Temos que tirar as mágoas das carnes

Ah …..o que seria da cozinha mineira sem as carnes?

Por Elzinha Nunes 

“Diz-se, com efeito, que a cultura de um povo se conhece pela sua culinária. E se tal assertiva mostra-se no geral verdadeira, especialmente quando se fala dos mineiros, de seu trivial culinário, do jeito de picar e refogar os ingredientes disponíveis, de seus “sonhos aquecidos pelo fogão de lenha e goles de café ralo”.

Se, por um lado, as mineirices e mineiridades da culinária de Minas se forjaram nos caminhos e descaminhos da sua história, por outro lado, a história de Minas e o caráter de seu povo foram formados, em grande parte, na luta pela alimentação e sobrevivência. A carência de recursos alimentares do período colonial foi a condição não só para o surgimento do caráter cauteloso, econômico, do mineiro, mas também para o desenvolvimento de sua culinária criativa e inovadora.

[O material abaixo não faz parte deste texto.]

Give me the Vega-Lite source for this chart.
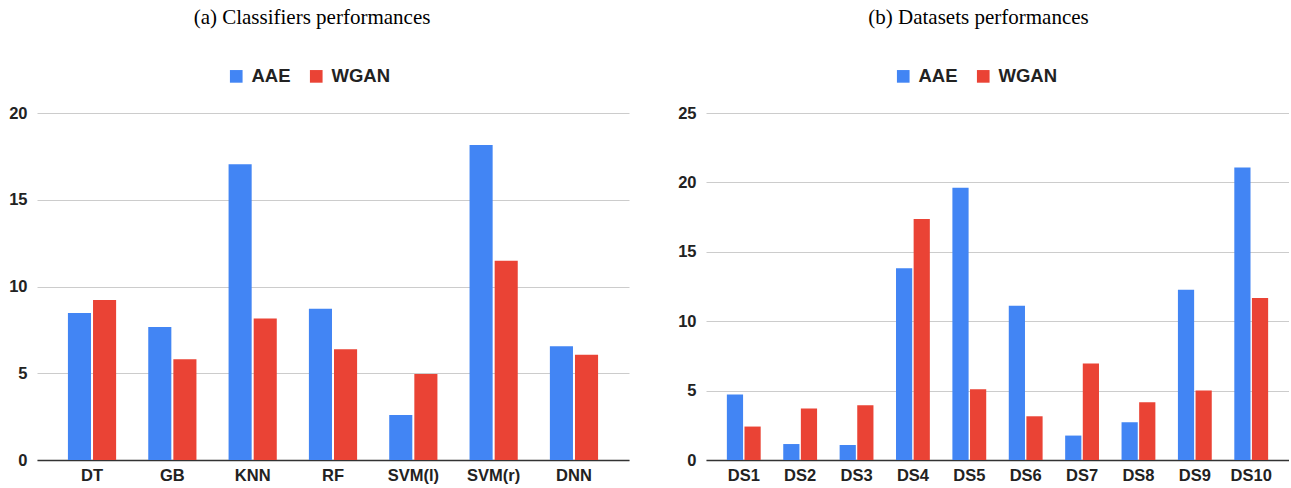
{
  "$schema": "https://vega.github.io/schema/vega-lite/v6.json",
  "padding": {"left": 8, "top": 7, "right": 0, "bottom": 0},
  "background": "white",
  "spacing": 48,
  "datasets": {
    "classifiers": [
      {"category": "DT", "series": "AAE", "value": 8.47},
      {"category": "DT", "series": "WGAN", "value": 9.22},
      {"category": "GB", "series": "AAE", "value": 7.66},
      {"category": "GB", "series": "WGAN", "value": 5.81},
      {"category": "KNN", "series": "AAE", "value": 17.05},
      {"category": "KNN", "series": "WGAN", "value": 8.16},
      {"category": "RF", "series": "AAE", "value": 8.72},
      {"category": "RF", "series": "WGAN", "value": 6.39},
      {"category": "SVM(l)", "series": "AAE", "value": 2.6},
      {"category": "SVM(l)", "series": "WGAN", "value": 4.95},
      {"category": "SVM(r)", "series": "AAE", "value": 18.15},
      {"category": "SVM(r)", "series": "WGAN", "value": 11.49},
      {"category": "DNN", "series": "AAE", "value": 6.56},
      {"category": "DNN", "series": "WGAN", "value": 6.06}
    ],
    "datasets": [
      {"category": "DS1", "series": "AAE", "value": 4.72},
      {"category": "DS1", "series": "WGAN", "value": 2.41},
      {"category": "DS2", "series": "AAE", "value": 1.15},
      {"category": "DS2", "series": "WGAN", "value": 3.71},
      {"category": "DS3", "series": "AAE", "value": 1.08},
      {"category": "DS3", "series": "WGAN", "value": 3.95},
      {"category": "DS4", "series": "AAE", "value": 13.81},
      {"category": "DS4", "series": "WGAN", "value": 17.37},
      {"category": "DS5", "series": "AAE", "value": 19.61},
      {"category": "DS5", "series": "WGAN", "value": 5.1},
      {"category": "DS6", "series": "AAE", "value": 11.12},
      {"category": "DS6", "series": "WGAN", "value": 3.15},
      {"category": "DS7", "series": "AAE", "value": 1.76},
      {"category": "DS7", "series": "WGAN", "value": 6.95},
      {"category": "DS8", "series": "AAE", "value": 2.72},
      {"category": "DS8", "series": "WGAN", "value": 4.16},
      {"category": "DS9", "series": "AAE", "value": 12.27},
      {"category": "DS9", "series": "WGAN", "value": 5.0},
      {"category": "DS10", "series": "AAE", "value": 21.08},
      {"category": "DS10", "series": "WGAN", "value": 11.67}
    ]
  },
  "config": {
    "view": {"stroke": null},
    "font": "Liberation Sans",
    "title": {"font": "Liberation Serif", "fontSize": 21, "fontWeight": "normal", "color": "#000", "anchor": "middle", "offset": 39},
    "axis": {"labelFont": "Liberation Sans", "labelFontSize": 16.5, "labelFontWeight": "bold", "labelColor": "#222", "ticks": false, "title": null},
    "legend": {"orient": "none", "direction": "horizontal", "symbolType": "square", "symbolSize": 160, "symbolStrokeWidth": 0, "labelFont": "Liberation Sans", "labelFontSize": 18.5, "labelFontWeight": "bold", "labelColor": "#222", "columnPadding": 16, "labelOffset": 6, "title": null}
  },
  "resolve": {"legend": {"color": "independent"}, "scale": {"xOffset": "independent", "x": "independent", "y": "independent"}},
  "hconcat": [
    {
      "data": {"name": "classifiers"},
      "width": 592,
      "height": 347,
      "title": {"text": "(a) Classifiers performances", "dx": -21},
      "mark": {"type": "bar"},
      "encoding": {
        "x": {"field": "category", "type": "nominal", "sort": null, "scale": {"paddingInner": 0.4, "paddingOuter": 0.385}, "axis": {"labelAngle": 0, "domainColor": "#333", "domainWidth": 1.5, "labelPadding": 7, "grid": false}},
        "xOffset": {"field": "series", "type": "nominal", "scale": {"paddingInner": 0.08}},
        "y": {"field": "value", "type": "quantitative", "scale": {"domain": [0, 20]}, "axis": {"values": [0, 5, 10, 15, 20], "domain": false, "gridColor": "#cccccc", "labelPadding": 10}},
        "color": {"field": "series", "type": "nominal", "scale": {"domain": ["AAE", "WGAN"], "range": ["#4285F4", "#EA4335"]}, "legend": {"legendX": 190, "legendY": -46}}
      }
    },
    {
      "data": {"name": "datasets"},
      "width": 583,
      "height": 347,
      "title": {"text": "(b) Datasets performances", "dx": -19},
      "mark": {"type": "bar"},
      "encoding": {
        "x": {"field": "category", "type": "nominal", "sort": null, "scale": {"paddingInner": 0.4, "paddingOuter": 0.37}, "axis": {"labelAngle": 0, "domainColor": "#333", "domainWidth": 1.5, "labelPadding": 7, "grid": false}},
        "xOffset": {"field": "series", "type": "nominal", "scale": {"paddingInner": 0.08}},
        "y": {"field": "value", "type": "quantitative", "scale": {"domain": [0, 25]}, "axis": {"values": [0, 5, 10, 15, 20, 25], "domain": false, "gridColor": "#cccccc", "labelPadding": 10}},
        "color": {"field": "series", "type": "nominal", "scale": {"domain": ["AAE", "WGAN"], "range": ["#4285F4", "#EA4335"]}, "legend": {"legendX": 188, "legendY": -46}}
      }
    }
  ]
}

Muito da história da Gastronomia de Minas Gerais, dividida basicamente entre a Cozinha da Fazenda (com mais molhos) e a Cozinha Tropeira (mais, digamos, seca, para ser transportada pelos longos caminhos dos tropeiros) está contada no excepcional – modéstia à parte – livro “História da Arte Mineira por Dona Lucinha”, escrito por minha mãe , Maria Lúcia Clementino Nunes (a Dona Lucinha) e por minha irmã, Márcia Clementino Nunes,  e recentemente reeditado e relançado pela Larousse. Neste breve artigo que escrevo não  cabem a história e inúmeras receitas, que trazem séculos e séculos de tradição. Por isso, decidi escolher um tema – a carne – para revelar um simples segredinho. E acreditem:  mineiro fala pouquinho e quando decide contar um segredo, pode anotar que é coisa valiosa…

Todo mundo sabe que mineiro adora pãozinho de queijo e angu. Mas poucos percebem a paixão que o povo de Minas tem – em todas as suas regiões – pela carne! Mineiro gosta de usar carnes de todos os tipos: com talos, grãos, brotos e folhas ou simplesmente pura.

A carne é para o mineiro essencial como o angu. Não pode ficar sem!

O segredinho, que conto aqui para todos, é o que torna as carnes ainda mais saborosas: por questões históricas e pelo folclore de minha região do Serro (Vale do Jequitinhonha), ao cozinhar temos que tirar as “mágoas das carnes”, como faziam as escravas.

Isso porque, diziam elas, o boi, ou qualquer animal, era abatido com o uso da força, porretes e machados, o que causava grande sofrimento ao animal. Com isto, as carnes ficavam muito duras e retinham o sangue perto dos ossos. Os ensinamentos das escravas mostraram que dar um banho de cachaça e limão antes, tornavam as carnes bem leves e sem gorduras ou maldades.

Taí parte dos segredos dos mineiros para tornar as carnes mais macias e suculentas.

Poxa, quando a gente começa, nem quer parar. Se existe espaço, vou contar mais um segredinho, que traz sabor e tem até rima:  “carne de mineiro, dorme no tempero!”

Além de tirar as mágoas, gostamos de, sempre, temperar de véspera e cozinhar muito lentamente…

Para terminar, sei que os jornalistas e intelectuais morrem de medo de produzir um  texto piegas. Mas não sou jornalista ou intelectual e, por isso, posso dizer o que sinto, sem meias palavras e medo de ser acusada de sensacionalista ou sentimentaloide. Por  isso digo que, apesar de tudo o que eu falei, o mais importante da cozinha mineira é simplesmente o que buscamos sempre preservar em nossos restaurantes de São Paulo e Belo Horizonte: é o jeitinho mineiro de ser no atendimento aos nossos clientes. Recebemos a todos com sorrisos, com um pãozinho de queijo na varanda, com uma cachacinha e com o torresmo que é sempre uma forma carinhosa do mineiro receber.

Como sempre diz a minha mãe, o primeiro ingrediente que colocarmos na panela é o Amor. Afinal, amor é o mais importante para estar com o corpo aberto para sentir as delícias do fogão e da vida e, claro, para eliminar qualquer mágoa e jogar para longe, bem longe, as maldades”.